Kinew, a political rookie, was brought into the party as a star election candidate last year by former premier Greg Selinger. He has said he is putting together a team for a possible leadership bid and will make a formal announcement soon.
The fact the party is keeping its delegate system — where representatives from each constituency and labour union vote for the leader — favours an establishment candidate such as Kinew, Thomas said.
Kinew said if he enters, it will still be a tough race.
"I wouldn't take anything for granted. I mean, if I do decide to put my name forward, I'm going to work really hard to win everyone's support," Kinew said.
The one-member-one-vote idea was backed by Steve Ashton, a former cabinet minister who has already run twice for leader unsuccessfully.
Ashton's previous leadership bids have never garnered support from any of his cabinet colleagues. He worked to sign up hundreds of new NDP members in targeted constituencies, leading to accusations much of his support comes from people who are not truly connected to the party.
Thomas said Saturday's decision is a blow to Ashton's potential third bid later this year.
Ashton expressed disappointment at the decision.
"It's deja vu all over again, to quote Yogi Berra. We're back to the system we had. I just hope in the future there's an opportunity to perhaps try again," he said.
Whether Kinew can win the leadership will depend on whether any other establishment candidates emerge, Thomas noted. The only official candidate so far is Michelle McHale, a social activist who is new to the party and who has no big-name endorsements.
The leadership-rule debate took up almost the entire first day of the annual convention.

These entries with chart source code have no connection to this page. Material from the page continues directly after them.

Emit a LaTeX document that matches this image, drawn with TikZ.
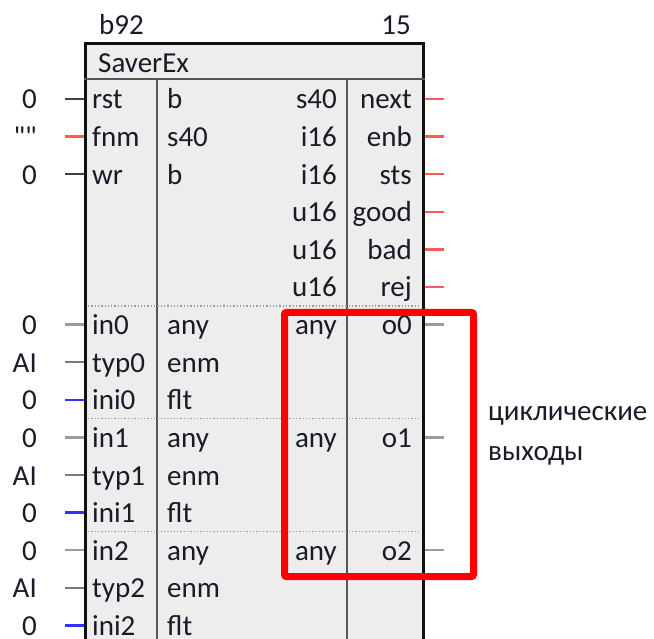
\documentclass[tikz,border=0pt]{standalone}
\usepackage{fontspec}
\setmainfont{Carlito}[Ligatures=TeXOff]
\usetikzlibrary{positioning, calc}
\definecolor{BlockFill}{HTML}{EDEDED}
\definecolor{BlockLine}{HTML}{101010}
\definecolor{DivLine}{HTML}{555555}
\definecolor{PinDark}{HTML}{404040}
\definecolor{PinMid}{HTML}{7A7A7A}
\definecolor{PinGrey}{HTML}{9C9C9C}
\definecolor{PinRed}{HTML}{FF5A5A}
\definecolor{PinBlue}{HTML}{3030FF}
\definecolor{FrameRed}{HTML}{FF0000}
\definecolor{TextDark}{HTML}{1A1A28}
\tikzset{
    lbl/.style={
        inner sep=0pt,
        font=\fontsize{29}{34}\selectfont,
        text=TextDark,
        text height=22pt,
        text depth=2pt
    },
    lleft/.style={lbl, anchor=west},
    lright/.style={lbl, anchor=east},
    block/.style={
        draw=BlockLine,
        fill=BlockFill,
        line width=3pt,
        minimum width=338pt,
        minimum height=620pt,
        anchor=north west,
        inner sep=0pt
    },
    divider/.style={
        line width=2pt,
        DivLine
    },
    groupsep/.style={
        line width=1.3pt,
        dotted,
        PinGrey
    },
    pin/.style={
        line width=2.5pt,
        #1
    },
    pin/.default=PinDark,
    redframe/.style={
        draw=FrameRed,
        line width=7pt,
        rounded corners=2pt,
        anchor=north west,
        inner sep=0pt
    },
    caption/.style={
        inner sep=0pt,
        font=\fontsize{29}{40}\selectfont,
        text=TextDark,
        align=left,
        anchor=west
    }
}
\begin{document}
\begin{tikzpicture}[x=1pt, y=-1pt]
        \useasboundingbox (0,0) rectangle (654,639);
        \clip (0,0) rectangle (654,639);

        % Block body
        \node[block] (blk) at (84,42) {};
        \node[lleft] (blkid) at (99,25) {b92};
        \node[lright] (blkord) at (411,25) {15};
        \node[lleft] (title) at (98,63) {SaverEx};
        \draw[divider] (blk.west |- 0,79) -- (blk.east |- 0,79);
        \draw[divider] (157,79) -- (157,662);
        \draw[divider] (347,79) -- (347,662);

        % Group separators
        \foreach \sy in {306,418.6,531.4}
            \draw[groupsep] (88,\sy) -- (419,\sy);

        % Inputs: row / name / type / value / pin colour
        \foreach \r/\nm/\ty/\val/\pc in {
            0/rst/b/0/PinDark, 1/fnm/s40/""/PinRed, 2/wr/b/0/PinDark,
            6/in0/any/0/PinGrey, 7/typ0/enm/AI/PinMid, 8/ini0/flt/0/PinBlue,
            9/in1/any/0/PinGrey, 10/typ1/enm/AI/PinMid, 11/ini1/flt/0/PinBlue,
            12/in2/any/0/PinGrey, 13/typ2/enm/AI/PinMid, 14/ini2/flt/0/PinBlue}
        {
            \node[lleft] (in-\nm) at (92,{99+37.6*\r}) {\nm};
            \node[lleft] (ty-\nm) at (167,{99+37.6*\r}) {\ty};
            \node[lright] (val-\nm) at (37,{99+37.6*\r}) {\val};
            \draw[pin=\pc] (in-\nm.west -| blk.west) -- ++(-19,0);
        }

        % Outputs: row / name / type / pin colour
        \foreach \r/\nm/\ty/\pc in {
            0/next/s40/PinRed, 1/enb/i16/PinRed, 2/sts/i16/PinRed,
            3/good/u16/PinRed, 4/bad/u16/PinRed, 5/rej/u16/PinRed,
            6/o0/any/PinGrey, 9/o1/any/PinGrey, 12/o2/any/PinGrey}
        {
            \node[lright] (out-\nm) at (412,{99+37.6*\r}) {\nm};
            \node[lright] (oty-\nm) at (337,{99+37.6*\r}) {\ty};
            \draw[pin=\pc] (out-\nm.east -| blk.east) -- ++(19,0);
        }

        % Cyclic outputs highlight
        \node[redframe, minimum width=189pt, minimum height=264pt] (cyc) at (281,309) {};
        \node[caption] (cyclbl) at (488,436) {циклические\\выходы};
    \end{tikzpicture}
\end{document}
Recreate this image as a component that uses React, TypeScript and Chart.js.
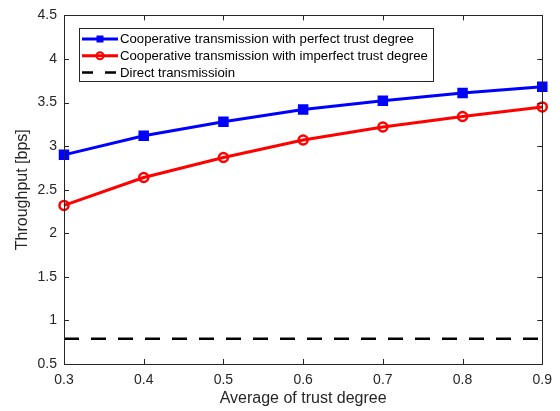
import React, { useEffect, useRef } from "react";
import { Chart, registerables } from "chart.js";

Chart.register(...registerables);

const FONT = '"Liberation Sans", Arial, Helvetica, sans-serif';
const AXIS_COLOR = "#262626";

const trustDegree = [0.3, 0.4, 0.5, 0.6, 0.7, 0.8, 0.9];
const perfectTrust = [2.9, 3.12, 3.28, 3.42, 3.52, 3.61, 3.68];
const imperfectTrust = [2.32, 2.64, 2.87, 3.07, 3.22, 3.34, 3.45];
const directTransmission = [0.79, 0.79, 0.79, 0.79, 0.79, 0.79, 0.79];

const seriesLabels = [
  "Cooperative transmission with perfect trust degree",
  "Cooperative transmission with imperfect trust degree",
  "Direct transmissioin",
];

const xAxisTitle = "Average of trust degree";
const yAxisTitle = "Throughput [bps]";
const xRange = [0.3, 0.9];
const yRange = [0.5, 4.5];
const xStep = 0.1;
const yStep = 0.5;

const framePlugin = {
  id: "matlabFrame",
  afterDatasetsDraw(chart: any) {
    const { ctx, chartArea: ca, scales } = chart;
    ctx.save();
    ctx.strokeStyle = AXIS_COLOR;
    ctx.lineWidth = 1;
    ctx.beginPath();
    const tl = 5;
    scales.x.ticks.forEach((t: any) => {
      const px = Math.round(scales.x.getPixelForValue(t.value)) + 0.5;
      ctx.moveTo(px, ca.bottom);
      ctx.lineTo(px, ca.bottom - tl);
      ctx.moveTo(px, ca.top);
      ctx.lineTo(px, ca.top + tl);
    });
    scales.y.ticks.forEach((t: any) => {
      const py = Math.round(scales.y.getPixelForValue(t.value)) + 0.5;
      ctx.moveTo(ca.left, py);
      ctx.lineTo(ca.left + tl, py);
      ctx.moveTo(ca.right, py);
      ctx.lineTo(ca.right - tl, py);
    });
    ctx.stroke();
    ctx.strokeRect(
      Math.round(ca.left) + 0.5,
      Math.round(ca.top) + 0.5,
      Math.round(ca.right - ca.left),
      Math.round(ca.bottom - ca.top)
    );
    ctx.restore();
  },
};

const legendPlugin = {
  id: "matlabLegend",
  afterDraw(chart: any) {
    const { ctx, chartArea: ca } = chart;
    const datasets = chart.data.datasets;
    ctx.save();
    ctx.font = `13.2px ${FONT}`;
    const textW = Math.max(...datasets.map((d: any) => ctx.measureText(d.label).width));
    const left = Math.round(ca.left) + 15;
    const top = Math.round(ca.top) + 13;
    const textX = left + 41;
    const w = Math.round(textX - left + textW + 5);
    const h = 53;
    ctx.fillStyle = "#ffffff";
    ctx.fillRect(left, top, w, h);
    ctx.strokeStyle = AXIS_COLOR;
    ctx.lineWidth = 1;
    ctx.strokeRect(left + 0.5, top + 0.5, w, h);
    datasets.forEach((d: any, i: number) => {
      const cy = top + 11 + i * 16.7;
      ctx.save();
      ctx.strokeStyle = d.borderColor;
      ctx.lineWidth = d.borderWidth;
      ctx.setLineDash(d.borderDash ? [11, 12] : []);
      ctx.beginPath();
      ctx.moveTo(left + 3, cy);
      ctx.lineTo(left + 39, cy);
      ctx.stroke();
      ctx.setLineDash([]);
      const mx = left + 21;
      if (d.pointStyle === "rect" && d.pointRadius > 0) {
        ctx.fillStyle = d.pointBackgroundColor;
        ctx.beginPath();
        ctx.rect(mx - 3.5, cy - 3.5, 7, 7);
        ctx.fill();
      } else if (d.pointStyle === "circle" && d.pointRadius > 0) {
        ctx.lineWidth = 2;
        ctx.strokeStyle = d.pointBorderColor;
        ctx.beginPath();
        ctx.arc(mx, cy, 3.5, 0, Math.PI * 2);
        ctx.stroke();
      }
      ctx.restore();
      ctx.fillStyle = "#000000";
      ctx.textBaseline = "middle";
      ctx.textAlign = "left";
      ctx.fillText(d.label, textX, cy + 0.5);
    });
    ctx.restore();
  },
};

function fmt(v: number) {
  const r = Math.round(v * 10) / 10;
  return Number.isInteger(r) ? String(r) : r.toFixed(1);
}

export default function App() {
  const canvasRef = useRef<HTMLCanvasElement | null>(null);

  useEffect(() => {
    const canvas = canvasRef.current;
    if (!canvas) return;
    const chart = new Chart(canvas, {
      type: "line",
      data: {
        labels: trustDegree,
        datasets: [
          {
            label: seriesLabels[0],
            data: trustDegree.map((x, i) => ({ x, y: perfectTrust[i] })),
            borderColor: "#0000ff",
            borderWidth: 3,
            pointStyle: "rect",
            pointRadius: 6,
            pointBackgroundColor: "#0000ff",
            pointBorderColor: "#0000ff",
            pointBorderWidth: 2,
            clip: false,
          } as any,
          {
            label: seriesLabels[1],
            data: trustDegree.map((x, i) => ({ x, y: imperfectTrust[i] })),
            borderColor: "#ff0000",
            borderWidth: 3,
            pointStyle: "circle",
            pointRadius: 4.5,
            pointBackgroundColor: "rgba(0,0,0,0)",
            pointBorderColor: "#ff0000",
            pointBorderWidth: 2.5,
            clip: false,
          } as any,
          {
            label: seriesLabels[2],
            data: trustDegree.map((x, i) => ({ x, y: directTransmission[i] })),
            borderColor: "#000000",
            borderWidth: 2.5,
            borderDash: [15, 12],
            pointRadius: 0,
            pointStyle: "none",
            clip: false,
          } as any,
        ],
      },
      options: {
        responsive: false,
        animation: false,
        events: [],
        layout: { padding: { left: 0, right: 12, top: 11, bottom: 0 } },
        plugins: {
          legend: { display: false },
          tooltip: { enabled: false },
        },
        scales: {
          x: {
            type: "linear",
            min: xRange[0],
            max: xRange[1],
            grid: { display: false, drawTicks: false },
            border: { display: false },
            afterFit: (s: any) => {
              s.height = 47;
            },
            ticks: {
              stepSize: xStep,
              padding: 8,
              color: AXIS_COLOR,
              font: { family: FONT, size: 14 },
              callback: (v: any) => fmt(Number(v)),
            },
            title: {
              display: true,
              text: xAxisTitle,
              color: AXIS_COLOR,
              font: { family: FONT, size: 16 },
              padding: { top: 0, bottom: 2.5 },
            },
          },
          y: {
            type: "linear",
            min: yRange[0],
            max: yRange[1],
            grid: { display: false, drawTicks: false },
            border: { display: false },
            afterFit: (s: any) => {
              s.width = 64;
            },
            ticks: {
              stepSize: yStep,
              padding: 7,
              color: AXIS_COLOR,
              font: { family: FONT, size: 14 },
              callback: (v: any) => fmt(Number(v)),
            },
            title: {
              display: true,
              text: yAxisTitle,
              color: AXIS_COLOR,
              font: { family: FONT, size: 16 },
              padding: { top: 13, bottom: 0 },
            },
          },
        },
      } as any,
      plugins: [framePlugin, legendPlugin],
    });
    return () => chart.destroy();
  }, []);

  return (
    <div
      style={{
        position: "fixed",
        left: 0,
        top: 0,
        width: 560,
        height: 411,
        background: "#ffffff",
      }}
    >
      <canvas ref={canvasRef} width={560} height={411} />
    </div>
  );
}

The setback for Ashton is not complete, however. He had enough supporters Saturday to block changes proposed by the party establishment that would limit how many delegates large constituencies could have.
In 2015, Ashton's team drove up membership numbers in The Pas, making it the largest NDP constituency, and got 145 delegates. Some constituencies had only five delegates.
Another change approved by the NDP Saturday will force party leaders to undergo leadership reviews after each election which the party doesn't win. The system, already used by most other parties, will allow delegates to vote on whether to force the leader to step down.
The NDP has been struggling to unite and raise money since losing last April's election after 17 years in power. Selinger subsequently stepped down as leader and has been replaced on an interim basis by Flor Marcelino. A more permanent leader is to be chosen in September.
Marcelino called on the party Saturday to end the squabbling.
"We owe it to the people of Manitoba ... to get our act together and be united."